Given material.
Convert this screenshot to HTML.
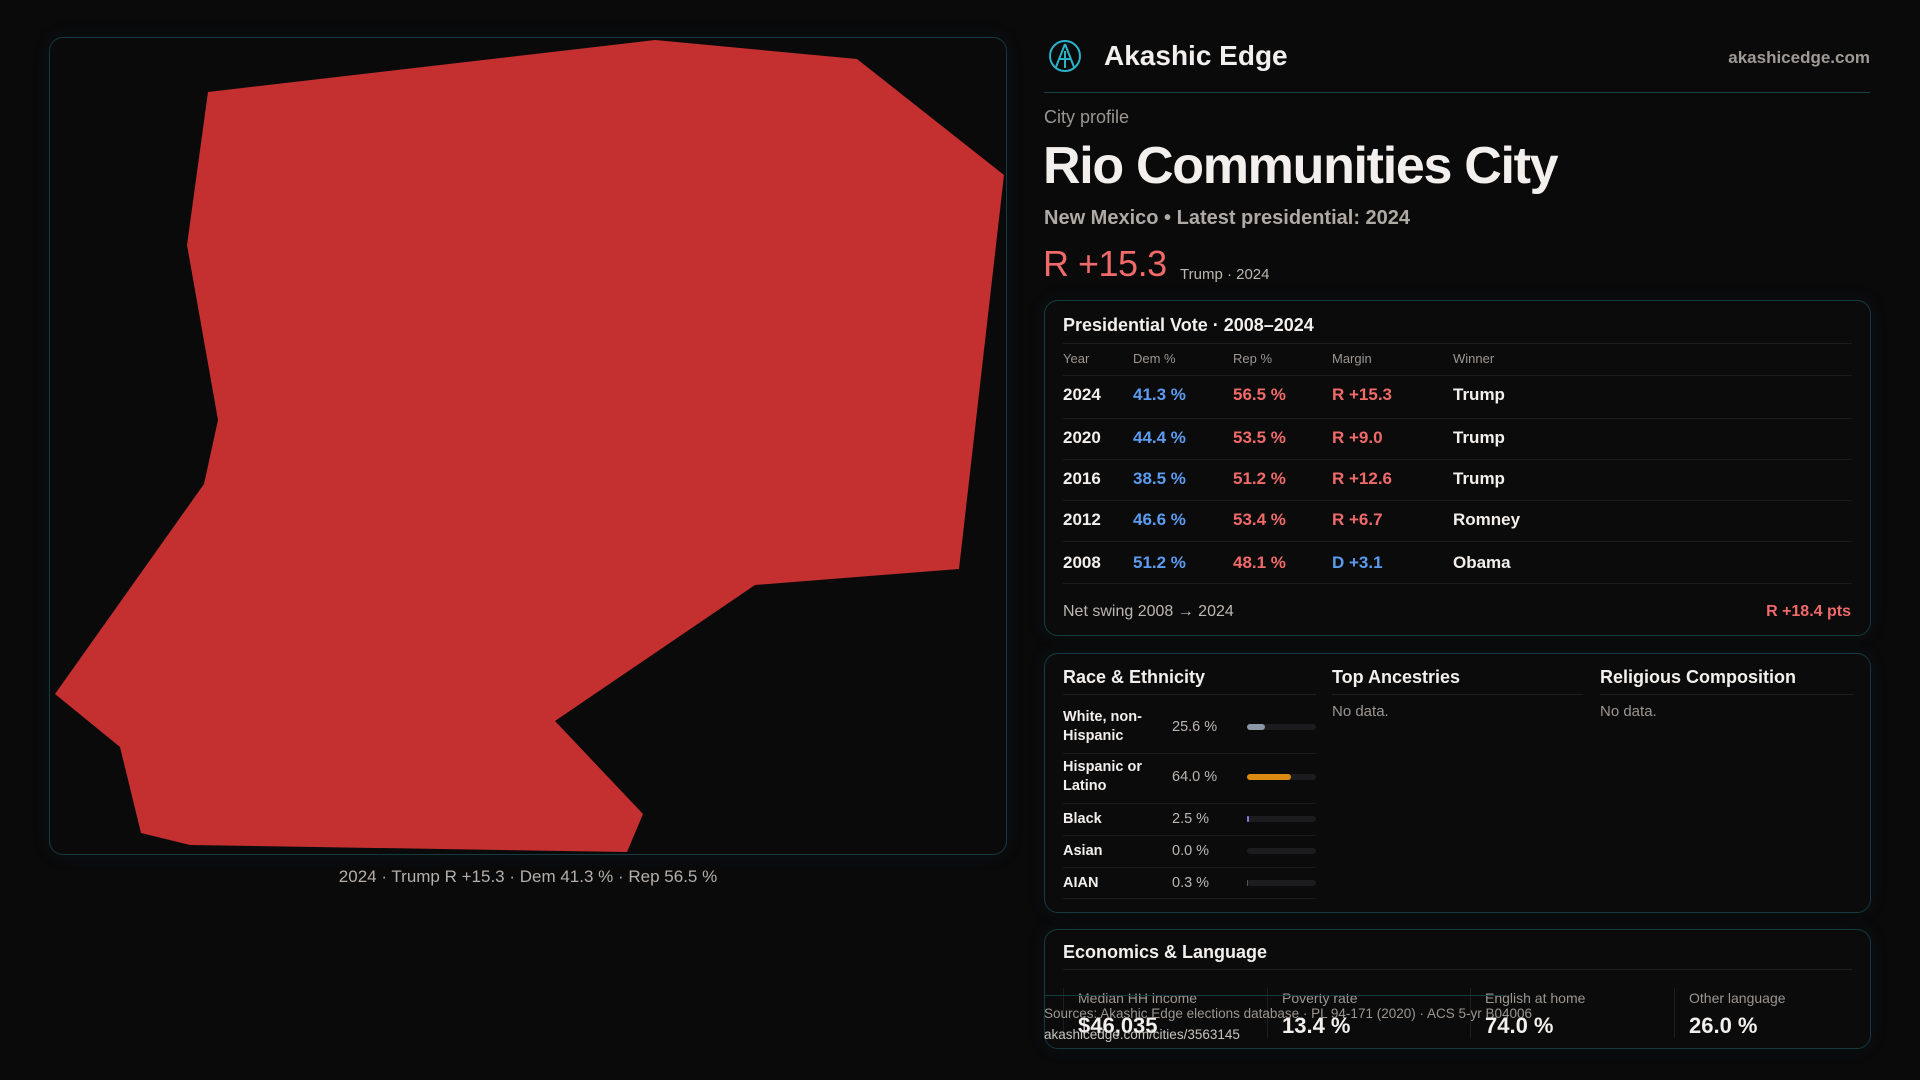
<!DOCTYPE html>
<html><head><meta charset="utf-8">
<style>
*{box-sizing:border-box;margin:0;padding:0}
body{width:1920px;height:1080px;background:#0a0a0b;font-family:"Liberation Sans",sans-serif;color:#f2efec;position:relative;overflow:hidden}
.abs{position:absolute}
.card{position:absolute;border:1px solid #173a40;border-radius:14px;background:#0b0b0c;box-shadow:0 0 18px rgba(20,80,90,0.12)}
.muted{color:#9c9691}
.dem{color:#5b9cf0}.rep{color:#f06a6a}
</style></head><body>
<div class="card" style="left:49px;top:37px;width:958px;height:818px;background:#0a0a0b"></div>
<svg class="abs" style="left:0;top:0" width="1920" height="1080">
<polygon fill="#c42f2f" points="208,92 655,40 857,59 1004,175 959,569 755,585 555,721 643,814 627,852 190,845 141,833 120,747 55,694 204,484 218,420 187,245"/>
</svg>
<div class="abs muted" style="left:49px;width:958px;top:867px;text-align:center;font-size:17px;color:#b5afaa">2024 · Trump R +15.3 · Dem 41.3 % · Rep 56.5 %</div>

<svg class="abs" style="left:1048px;top:39px" width="34" height="34"><circle cx="17" cy="17" r="15" fill="none" stroke="#2bb3c8" stroke-width="2"/><path d="M17 5 L8 28 M17 5 L26 28 M11 20 L23 20 M17 12 L17 29" stroke="#2bb3c8" stroke-width="2" fill="none"/></svg>
<div class="abs" style="left:1104px;top:40px;font-size:28px;font-weight:700">Akashic Edge</div>
<div class="abs muted" style="right:50px;top:48px;font-size:17px;font-weight:700;color:#a09a95">akashicedge.com</div>
<div class="abs" style="left:1044px;top:92px;width:826px;height:1px;background:#1b4148"></div>
<div class="abs muted" style="left:1044px;top:107px;font-size:18px">City profile</div>
<div class="abs" style="left:1043px;top:136px;font-size:52px;font-weight:700;letter-spacing:-1.3px">Rio Communities City</div>
<div class="abs" style="left:1044px;top:207px;font-size:20px;font-weight:700;color:#b0aaa5">New Mexico • Latest presidential: 2024</div>
<div class="abs rep" style="left:1043px;top:243px;font-size:36px;letter-spacing:-0.5px">R +15.3</div>
<div class="abs" style="left:1180px;top:266px;font-size:15px;color:#bdb7b2">Trump · 2024</div>

<div class="card" style="left:1044px;top:300px;width:827px;height:336px"></div>
<div class="abs" style="left:1063px;top:315px;font-size:18px;font-weight:700">Presidential Vote · 2008–2024</div>
<div class="abs" style="left:1063px;top:343px;width:789px;height:1px;background:#1e1e20"></div>
<div id="vote"></div>
<div class="abs" style="left:1063px;top:603px;font-size:16px;color:#bdb7b2">Net swing 2008 → 2024</div>
<div class="abs rep" style="right:69px;top:603px;font-size:16px;font-weight:700">R +18.4 pts</div>

<div class="card" style="left:1044px;top:653px;width:827px;height:260px"></div>
<div class="abs" style="left:1063px;top:667px;font-size:18px;font-weight:700">Race &amp; Ethnicity</div>
<div class="abs" style="left:1332px;top:667px;font-size:18px;font-weight:700">Top Ancestries</div>
<div class="abs" style="left:1600px;top:667px;font-size:18px;font-weight:700">Religious Composition</div>
<div class="abs" style="left:1063px;top:694px;width:253px;height:1px;background:#1e1e20"></div>
<div class="abs" style="left:1332px;top:694px;width:251px;height:1px;background:#1e1e20"></div>
<div class="abs" style="left:1600px;top:694px;width:254px;height:1px;background:#1e1e20"></div>
<div class="abs muted" style="left:1332px;top:703px;font-size:15px">No data.</div>
<div class="abs muted" style="left:1600px;top:703px;font-size:15px">No data.</div>
<div id="race"></div>

<div class="card" style="left:1044px;top:929px;width:827px;height:120px"></div>
<div class="abs" style="left:1063px;top:942px;font-size:18px;font-weight:700">Economics &amp; Language</div>
<div class="abs" style="left:1063px;top:969px;width:789px;height:1px;background:#1e1e20"></div>
<div id="econ"></div>
<div class="abs" style="left:1044px;top:995px;width:461px;height:1px;background:#173a40"></div>
<div class="abs muted" style="left:1044px;top:1006px;font-size:13.5px">Sources: Akashic Edge elections database · PL 94-171 (2020) · ACS 5-yr B04006</div>
<div class="abs muted" style="left:1044px;top:1027px;font-size:13.5px;color:#c9c4bf">akashicedge.com/cities/3563145</div>

<script>
const years=["2024","2020","2016","2012","2008"];
const demPct=[41.3,44.4,38.5,46.6,51.2];
const repPct=[56.5,53.5,51.2,53.4,48.1];
const margins=["R +15.3","R +9.0","R +12.6","R +6.7","D +3.1"];
const winners=["Trump","Trump","Trump","Romney","Obama"];
const raceLabels=["White, non-<br>Hispanic","Hispanic or<br>Latino","Black","Asian","AIAN"];
const raceValues=[25.6,64.0,2.5,0.0,0.3];
const raceColors=["#8a96a6","#d98b12","#8a7ad8","#555","#555"];
const econLabels=["Median HH income","Poverty rate","English at home","Other language"];
const econValues=["$46,035","13.4 %","74.0 %","26.0 %"];

function mk(parent,style,html){const d=document.createElement('div');d.className='abs';d.style.cssText=style;d.innerHTML=html;parent.appendChild(d);return d;}
const vote=document.getElementById('vote');
const cols=[1063,1133,1233,1332,1453];
["Year","Dem %","Rep %","Margin","Winner"].forEach((h,i)=>{
  const e=mk(vote,`left:${cols[i]}px;top:351px;font-size:13px;color:#9c9691`,h);
  
  
});
const rowY=[394,437,478,519,562];
[375,418,459,500,541,583].forEach(y=>mk(vote,`left:1063px;top:${y}px;width:789px;height:1px;background:#1c1c1e`,''));
years.forEach((y,i)=>{
  const top=rowY[i]-9;
  const isR=margins[i].startsWith('R');
  const vals=[[y,'#f2efec'],[demPct[i].toFixed(1)+' %','#5b9cf0'],[repPct[i].toFixed(1)+' %','#f06a6a'],[margins[i],isR?'#f06a6a':'#5b9cf0'],[winners[i],'#f2efec']];
  vals.forEach((v,j)=>{
    const e=mk(vote,`left:${cols[j]}px;top:${top}px;font-size:17px;font-weight:700;color:${v[1]}`,v[0]);
    
    
  });
});
const race=document.getElementById('race');
const rc=[726,776,818,850,882];
[753,803,835,867,898].forEach(y=>mk(race,`left:1063px;top:${y}px;width:253px;height:1px;background:#1c1c1e`,''));
raceLabels.forEach((l,i)=>{
  const two=l.includes('<br>');
  const e=mk(race,`left:1063px;top:${rc[i]-(two?18:8)}px;font-size:14.5px;font-weight:700;line-height:19px`,l);
  
  
  const p=mk(race,`left:1172px;top:${rc[i]-7}px;font-size:14.5px;color:#bdb7b2`,raceValues[i].toFixed(1)+' %');
  
  
  mk(race,`left:1247px;top:${rc[i]-2}px;width:69px;height:6px;border-radius:3px;background:#1c1c1f`,'');
  const b=mk(race,`left:1247px;top:${rc[i]-2}px;width:${Math.max(69*raceValues[i]/100,raceValues[i]>1?1.5:0)}px;height:6px;border-radius:3px;background:${raceColors[i]}`,'');
  
  
});
const econ=document.getElementById('econ');
const ex=[1063,1267,1470,1674];
econLabels.forEach((l,i)=>{
  mk(econ,`left:${ex[i]}px;top:988px;width:1px;height:50px;background:#1e1e20`,'');
  const a=mk(econ,`left:${ex[i]+15}px;top:990px;font-size:14px;color:#9c9691`,l);
  
  
  const v=mk(econ,`left:${ex[i]+15}px;top:1013px;font-size:22px;font-weight:700`,econValues[i]);
  
  
});
</script>
</body></html>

Goal. All of the material above is to be copied exactly, except for its images.

Output of the exercise.
Convert this screenshot to HTML.
<!DOCTYPE html>
<html><head><meta charset="utf-8">
<style>
*{box-sizing:border-box;margin:0;padding:0}
body{width:1920px;height:1080px;background:#0a0a0b;font-family:"Liberation Sans",sans-serif;color:#f2efec;position:relative;overflow:hidden}
.abs{position:absolute}
.card{position:absolute;border:1px solid #173a40;border-radius:14px;background:#0b0b0c;box-shadow:0 0 18px rgba(20,80,90,0.12)}
.muted{color:#9c9691}
.dem{color:#5b9cf0}.rep{color:#f06a6a}
</style></head><body>
<div class="card" style="left:49px;top:37px;width:958px;height:818px;background:#0a0a0b"></div>
<svg class="abs" style="left:0;top:0" width="1920" height="1080">
<polygon fill="#c42f2f" points="208,92 655,40 857,59 1004,175 959,569 755,585 555,721 643,814 627,852 190,845 141,833 120,747 55,694 204,484 218,420 187,245"/>
</svg>
<div class="abs muted" style="left:49px;width:958px;top:867px;text-align:center;font-size:17px;color:#b5afaa">2024 · Trump R +15.3 · Dem 41.3 % · Rep 56.5 %</div>

<svg class="abs" style="left:1048px;top:39px" width="34" height="34"><circle cx="17" cy="17" r="15" fill="none" stroke="#2bb3c8" stroke-width="2"/><path d="M17 5 L8 28 M17 5 L26 28 M11 20 L23 20 M17 12 L17 29" stroke="#2bb3c8" stroke-width="2" fill="none"/></svg>
<div class="abs" style="left:1104px;top:40px;font-size:28px;font-weight:700">Akashic Edge</div>
<div class="abs muted" style="right:50px;top:48px;font-size:17px;font-weight:700;color:#a09a95">akashicedge.com</div>
<div class="abs" style="left:1044px;top:92px;width:826px;height:1px;background:#1b4148"></div>
<div class="abs muted" style="left:1044px;top:107px;font-size:18px">City profile</div>
<div class="abs" style="left:1043px;top:136px;font-size:52px;font-weight:700;letter-spacing:-1.3px">Rio Communities City</div>
<div class="abs" style="left:1044px;top:207px;font-size:20px;font-weight:700;color:#b0aaa5">New Mexico • Latest presidential: 2024</div>
<div class="abs rep" style="left:1043px;top:243px;font-size:36px;letter-spacing:-0.5px">R +15.3</div>
<div class="abs" style="left:1180px;top:266px;font-size:15px;color:#bdb7b2">Trump · 2024</div>

<div class="card" style="left:1044px;top:300px;width:827px;height:336px"></div>
<div class="abs" style="left:1063px;top:315px;font-size:18px;font-weight:700">Presidential Vote · 2008–2024</div>
<div class="abs" style="left:1063px;top:343px;width:789px;height:1px;background:#1e1e20"></div>
<div id="vote"></div>
<div class="abs" style="left:1063px;top:603px;font-size:16px;color:#bdb7b2">Net swing 2008 → 2024</div>
<div class="abs rep" style="right:69px;top:603px;font-size:16px;font-weight:700">R +18.4 pts</div>

<div class="card" style="left:1044px;top:653px;width:827px;height:260px"></div>
<div class="abs" style="left:1063px;top:667px;font-size:18px;font-weight:700">Race &amp; Ethnicity</div>
<div class="abs" style="left:1332px;top:667px;font-size:18px;font-weight:700">Top Ancestries</div>
<div class="abs" style="left:1600px;top:667px;font-size:18px;font-weight:700">Religious Composition</div>
<div class="abs" style="left:1063px;top:694px;width:253px;height:1px;background:#1e1e20"></div>
<div class="abs" style="left:1332px;top:694px;width:251px;height:1px;background:#1e1e20"></div>
<div class="abs" style="left:1600px;top:694px;width:254px;height:1px;background:#1e1e20"></div>
<div class="abs muted" style="left:1332px;top:703px;font-size:15px">No data.</div>
<div class="abs muted" style="left:1600px;top:703px;font-size:15px">No data.</div>
<div id="race"></div>

<div class="card" style="left:1044px;top:929px;width:827px;height:120px"></div>
<div class="abs" style="left:1063px;top:942px;font-size:18px;font-weight:700">Economics &amp; Language</div>
<div class="abs" style="left:1063px;top:969px;width:789px;height:1px;background:#1e1e20"></div>
<div id="econ"></div>
<div class="abs" style="left:1044px;top:995px;width:461px;height:1px;background:#173a40"></div>
<div class="abs muted" style="left:1044px;top:1006px;font-size:13.5px">Sources: Akashic Edge elections database · PL 94-171 (2020) · ACS 5-yr B04006</div>
<div class="abs muted" style="left:1044px;top:1027px;font-size:13.5px;color:#c9c4bf">akashicedge.com/cities/3563145</div>

<script>
const years=["2024","2020","2016","2012","2008"];
const demPct=[41.3,44.4,38.5,46.6,51.2];
const repPct=[56.5,53.5,51.2,53.4,48.1];
const margins=["R +15.3","R +9.0","R +12.6","R +6.7","D +3.1"];
const winners=["Trump","Trump","Trump","Romney","Obama"];
const raceLabels=["White, non-<br>Hispanic","Hispanic or<br>Latino","Black","Asian","AIAN"];
const raceValues=[25.6,64.0,2.5,0.0,0.3];
const raceColors=["#8a96a6","#d98b12","#8a7ad8","#555","#555"];
const econLabels=["Median HH income","Poverty rate","English at home","Other language"];
const econValues=["$46,035","13.4 %","74.0 %","26.0 %"];

function mk(parent,style,html){const d=document.createElement('div');d.className='abs';d.style.cssText=style;d.innerHTML=html;parent.appendChild(d);return d;}
const vote=document.getElementById('vote');
const cols=[1063,1133,1233,1332,1453];
["Year","Dem %","Rep %","Margin","Winner"].forEach((h,i)=>{
  const e=mk(vote,`left:${cols[i]}px;top:351px;font-size:13px;color:#9c9691`,h);
  
  
});
const rowY=[394,437,478,519,562];
[375,418,459,500,541,583].forEach(y=>mk(vote,`left:1063px;top:${y}px;width:789px;height:1px;background:#1c1c1e`,''));
years.forEach((y,i)=>{
  const top=rowY[i]-9;
  const isR=margins[i].startsWith('R');
  const vals=[[y,'#f2efec'],[demPct[i].toFixed(1)+' %','#5b9cf0'],[repPct[i].toFixed(1)+' %','#f06a6a'],[margins[i],isR?'#f06a6a':'#5b9cf0'],[winners[i],'#f2efec']];
  vals.forEach((v,j)=>{
    const e=mk(vote,`left:${cols[j]}px;top:${top}px;font-size:17px;font-weight:700;color:${v[1]}`,v[0]);
    
    
  });
});
const race=document.getElementById('race');
const rc=[726,776,818,850,882];
[753,803,835,867,898].forEach(y=>mk(race,`left:1063px;top:${y}px;width:253px;height:1px;background:#1c1c1e`,''));
raceLabels.forEach((l,i)=>{
  const two=l.includes('<br>');
  const e=mk(race,`left:1063px;top:${rc[i]-(two?18:8)}px;font-size:14.5px;font-weight:700;line-height:19px`,l);
  
  
  const p=mk(race,`left:1172px;top:${rc[i]-7}px;font-size:14.5px;color:#bdb7b2`,raceValues[i].toFixed(1)+' %');
  
  
  mk(race,`left:1247px;top:${rc[i]-2}px;width:69px;height:6px;border-radius:3px;background:#1c1c1f`,'');
  const b=mk(race,`left:1247px;top:${rc[i]-2}px;width:${Math.max(69*raceValues[i]/100,raceValues[i]>1?1.5:0)}px;height:6px;border-radius:3px;background:${raceColors[i]}`,'');
  
  
});
const econ=document.getElementById('econ');
const ex=[1063,1267,1470,1674];
econLabels.forEach((l,i)=>{
  mk(econ,`left:${ex[i]}px;top:988px;width:1px;height:50px;background:#1e1e20`,'');
  const a=mk(econ,`left:${ex[i]+15}px;top:990px;font-size:14px;color:#9c9691`,l);
  
  
  const v=mk(econ,`left:${ex[i]+15}px;top:1013px;font-size:22px;font-weight:700`,econValues[i]);
  
  
});
</script>
</body></html>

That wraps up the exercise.